■ **Exercise instructions**:
Everything from the first line of the records to the line containing "const yTicks = [0, 200, 400, 600, 800, 1000, 1200, 1400];", inclusive, is to be extracted exactly, and nothing more.

-- START Records supplied --

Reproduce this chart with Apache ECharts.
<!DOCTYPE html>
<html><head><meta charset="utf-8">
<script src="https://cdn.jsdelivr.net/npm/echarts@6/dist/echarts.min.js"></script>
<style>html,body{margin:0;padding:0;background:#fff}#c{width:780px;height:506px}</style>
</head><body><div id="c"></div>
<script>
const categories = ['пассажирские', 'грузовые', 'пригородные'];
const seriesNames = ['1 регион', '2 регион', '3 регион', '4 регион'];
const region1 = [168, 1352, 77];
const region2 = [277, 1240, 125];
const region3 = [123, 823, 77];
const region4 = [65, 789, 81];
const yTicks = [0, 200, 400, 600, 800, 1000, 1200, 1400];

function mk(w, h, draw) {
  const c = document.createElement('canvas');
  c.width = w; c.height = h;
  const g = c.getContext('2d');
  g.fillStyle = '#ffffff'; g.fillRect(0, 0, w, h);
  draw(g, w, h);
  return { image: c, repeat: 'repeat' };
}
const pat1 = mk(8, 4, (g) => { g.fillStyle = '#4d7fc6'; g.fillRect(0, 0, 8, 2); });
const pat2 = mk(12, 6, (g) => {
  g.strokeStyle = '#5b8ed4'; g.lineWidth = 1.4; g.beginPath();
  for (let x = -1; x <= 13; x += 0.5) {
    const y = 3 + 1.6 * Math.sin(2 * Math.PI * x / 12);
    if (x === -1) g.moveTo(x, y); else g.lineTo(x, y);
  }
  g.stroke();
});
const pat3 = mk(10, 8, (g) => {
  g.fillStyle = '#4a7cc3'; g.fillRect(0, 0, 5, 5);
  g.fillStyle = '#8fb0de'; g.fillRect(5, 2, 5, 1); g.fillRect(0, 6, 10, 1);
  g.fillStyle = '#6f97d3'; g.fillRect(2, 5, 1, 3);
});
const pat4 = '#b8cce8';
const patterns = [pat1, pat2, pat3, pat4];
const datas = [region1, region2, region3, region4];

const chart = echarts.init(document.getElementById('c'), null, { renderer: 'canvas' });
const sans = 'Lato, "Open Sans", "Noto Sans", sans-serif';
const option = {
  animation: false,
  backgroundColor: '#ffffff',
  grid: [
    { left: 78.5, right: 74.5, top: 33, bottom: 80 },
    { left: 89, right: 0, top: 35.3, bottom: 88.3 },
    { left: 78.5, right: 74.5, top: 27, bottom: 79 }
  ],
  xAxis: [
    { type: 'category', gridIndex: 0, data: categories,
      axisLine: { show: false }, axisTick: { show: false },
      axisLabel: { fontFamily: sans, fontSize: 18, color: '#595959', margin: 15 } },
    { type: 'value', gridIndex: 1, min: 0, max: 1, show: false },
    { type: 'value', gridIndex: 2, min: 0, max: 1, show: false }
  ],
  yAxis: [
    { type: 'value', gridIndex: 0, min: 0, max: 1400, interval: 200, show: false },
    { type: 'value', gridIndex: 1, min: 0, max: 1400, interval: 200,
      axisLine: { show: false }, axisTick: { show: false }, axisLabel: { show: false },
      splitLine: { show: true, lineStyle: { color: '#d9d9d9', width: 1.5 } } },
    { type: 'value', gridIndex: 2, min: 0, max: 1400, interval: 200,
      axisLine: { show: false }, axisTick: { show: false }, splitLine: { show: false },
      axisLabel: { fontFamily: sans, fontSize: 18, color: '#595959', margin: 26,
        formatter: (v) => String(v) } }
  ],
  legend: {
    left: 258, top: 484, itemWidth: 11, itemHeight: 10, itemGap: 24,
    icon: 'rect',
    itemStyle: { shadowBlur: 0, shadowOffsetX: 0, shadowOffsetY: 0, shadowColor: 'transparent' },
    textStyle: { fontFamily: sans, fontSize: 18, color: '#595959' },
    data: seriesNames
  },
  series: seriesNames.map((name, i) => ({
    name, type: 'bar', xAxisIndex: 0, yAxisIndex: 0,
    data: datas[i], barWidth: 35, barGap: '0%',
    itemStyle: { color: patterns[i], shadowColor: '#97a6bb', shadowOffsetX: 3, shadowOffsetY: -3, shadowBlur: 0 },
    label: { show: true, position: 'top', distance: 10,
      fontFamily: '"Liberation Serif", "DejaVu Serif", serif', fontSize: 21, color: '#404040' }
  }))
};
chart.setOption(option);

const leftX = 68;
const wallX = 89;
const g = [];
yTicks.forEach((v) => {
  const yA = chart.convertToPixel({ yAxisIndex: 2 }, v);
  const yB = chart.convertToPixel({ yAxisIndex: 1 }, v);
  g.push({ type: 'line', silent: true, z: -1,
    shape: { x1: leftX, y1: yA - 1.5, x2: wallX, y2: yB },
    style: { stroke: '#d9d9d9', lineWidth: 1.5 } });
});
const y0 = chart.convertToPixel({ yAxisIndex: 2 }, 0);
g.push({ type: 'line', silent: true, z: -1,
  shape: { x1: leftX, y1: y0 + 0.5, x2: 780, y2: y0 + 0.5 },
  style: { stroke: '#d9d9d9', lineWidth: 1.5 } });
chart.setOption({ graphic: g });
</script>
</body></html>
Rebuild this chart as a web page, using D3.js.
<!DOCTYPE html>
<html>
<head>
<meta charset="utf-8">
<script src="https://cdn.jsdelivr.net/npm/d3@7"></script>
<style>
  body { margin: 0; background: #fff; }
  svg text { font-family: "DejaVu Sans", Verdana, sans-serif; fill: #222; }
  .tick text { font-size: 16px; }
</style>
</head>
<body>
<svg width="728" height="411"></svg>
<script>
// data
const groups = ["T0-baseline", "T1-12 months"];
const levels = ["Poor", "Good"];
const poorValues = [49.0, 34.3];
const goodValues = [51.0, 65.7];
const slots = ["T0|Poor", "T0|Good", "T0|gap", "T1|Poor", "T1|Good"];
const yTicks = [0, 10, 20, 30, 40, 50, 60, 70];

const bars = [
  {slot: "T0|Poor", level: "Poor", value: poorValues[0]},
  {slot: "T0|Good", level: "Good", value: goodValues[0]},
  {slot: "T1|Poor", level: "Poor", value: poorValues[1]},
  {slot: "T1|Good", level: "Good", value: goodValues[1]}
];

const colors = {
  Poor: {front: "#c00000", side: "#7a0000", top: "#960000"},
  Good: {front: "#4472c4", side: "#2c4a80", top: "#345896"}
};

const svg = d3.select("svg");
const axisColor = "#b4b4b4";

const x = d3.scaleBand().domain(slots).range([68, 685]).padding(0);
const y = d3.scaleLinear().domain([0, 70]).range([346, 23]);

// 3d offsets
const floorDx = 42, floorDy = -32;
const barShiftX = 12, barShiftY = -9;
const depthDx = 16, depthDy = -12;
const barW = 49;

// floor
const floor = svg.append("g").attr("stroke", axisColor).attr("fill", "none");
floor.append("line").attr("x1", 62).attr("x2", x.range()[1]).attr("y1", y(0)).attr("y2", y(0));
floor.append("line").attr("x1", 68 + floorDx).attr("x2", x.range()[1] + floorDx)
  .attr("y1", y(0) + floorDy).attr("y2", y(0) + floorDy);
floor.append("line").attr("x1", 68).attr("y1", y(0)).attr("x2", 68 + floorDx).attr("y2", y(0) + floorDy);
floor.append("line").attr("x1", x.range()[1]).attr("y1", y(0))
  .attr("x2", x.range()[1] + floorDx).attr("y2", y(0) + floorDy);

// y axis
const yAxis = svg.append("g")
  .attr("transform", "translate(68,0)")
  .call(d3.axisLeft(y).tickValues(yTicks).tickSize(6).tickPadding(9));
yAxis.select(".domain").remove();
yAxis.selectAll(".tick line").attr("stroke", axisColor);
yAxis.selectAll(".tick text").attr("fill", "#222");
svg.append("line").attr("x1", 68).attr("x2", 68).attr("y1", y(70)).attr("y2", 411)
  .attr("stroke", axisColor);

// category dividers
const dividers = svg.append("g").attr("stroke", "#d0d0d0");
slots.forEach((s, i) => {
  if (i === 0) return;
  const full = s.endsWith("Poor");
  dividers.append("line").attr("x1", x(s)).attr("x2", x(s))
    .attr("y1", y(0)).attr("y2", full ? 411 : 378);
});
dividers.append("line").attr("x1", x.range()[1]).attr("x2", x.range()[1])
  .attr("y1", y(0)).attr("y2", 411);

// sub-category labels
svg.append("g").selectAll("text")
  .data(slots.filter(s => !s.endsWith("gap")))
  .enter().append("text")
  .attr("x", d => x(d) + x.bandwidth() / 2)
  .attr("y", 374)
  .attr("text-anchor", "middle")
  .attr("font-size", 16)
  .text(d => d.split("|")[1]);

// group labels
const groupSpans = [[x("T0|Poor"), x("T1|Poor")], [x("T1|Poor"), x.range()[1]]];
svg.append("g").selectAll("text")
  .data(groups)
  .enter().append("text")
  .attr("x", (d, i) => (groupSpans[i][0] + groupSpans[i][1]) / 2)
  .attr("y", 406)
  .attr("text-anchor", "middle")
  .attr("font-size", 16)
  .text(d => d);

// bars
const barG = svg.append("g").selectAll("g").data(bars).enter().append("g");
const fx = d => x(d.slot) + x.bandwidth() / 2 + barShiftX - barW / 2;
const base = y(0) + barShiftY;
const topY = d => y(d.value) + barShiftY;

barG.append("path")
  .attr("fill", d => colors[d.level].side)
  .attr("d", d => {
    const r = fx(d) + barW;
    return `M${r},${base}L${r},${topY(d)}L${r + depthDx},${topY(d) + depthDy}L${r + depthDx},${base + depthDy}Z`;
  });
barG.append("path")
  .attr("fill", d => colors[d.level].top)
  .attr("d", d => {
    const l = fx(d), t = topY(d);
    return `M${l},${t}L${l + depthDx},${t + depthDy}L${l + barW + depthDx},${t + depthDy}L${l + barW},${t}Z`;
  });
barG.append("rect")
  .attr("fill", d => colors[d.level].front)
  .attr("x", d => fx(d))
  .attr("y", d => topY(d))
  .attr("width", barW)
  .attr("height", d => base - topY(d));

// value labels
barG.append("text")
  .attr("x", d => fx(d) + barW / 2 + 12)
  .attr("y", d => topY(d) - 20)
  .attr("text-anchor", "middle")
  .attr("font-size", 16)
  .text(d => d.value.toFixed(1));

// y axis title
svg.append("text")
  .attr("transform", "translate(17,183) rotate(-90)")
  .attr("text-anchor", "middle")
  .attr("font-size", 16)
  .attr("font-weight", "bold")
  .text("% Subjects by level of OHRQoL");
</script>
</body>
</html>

-- END Records supplied --

■ **Task output**:
Reproduce this chart with Apache ECharts.
<!DOCTYPE html>
<html><head><meta charset="utf-8">
<script src="https://cdn.jsdelivr.net/npm/echarts@6/dist/echarts.min.js"></script>
<style>html,body{margin:0;padding:0;background:#fff}#c{width:780px;height:506px}</style>
</head><body><div id="c"></div>
<script>
const categories = ['пассажирские', 'грузовые', 'пригородные'];
const seriesNames = ['1 регион', '2 регион', '3 регион', '4 регион'];
const region1 = [168, 1352, 77];
const region2 = [277, 1240, 125];
const region3 = [123, 823, 77];
const region4 = [65, 789, 81];
const yTicks = [0, 200, 400, 600, 800, 1000, 1200, 1400];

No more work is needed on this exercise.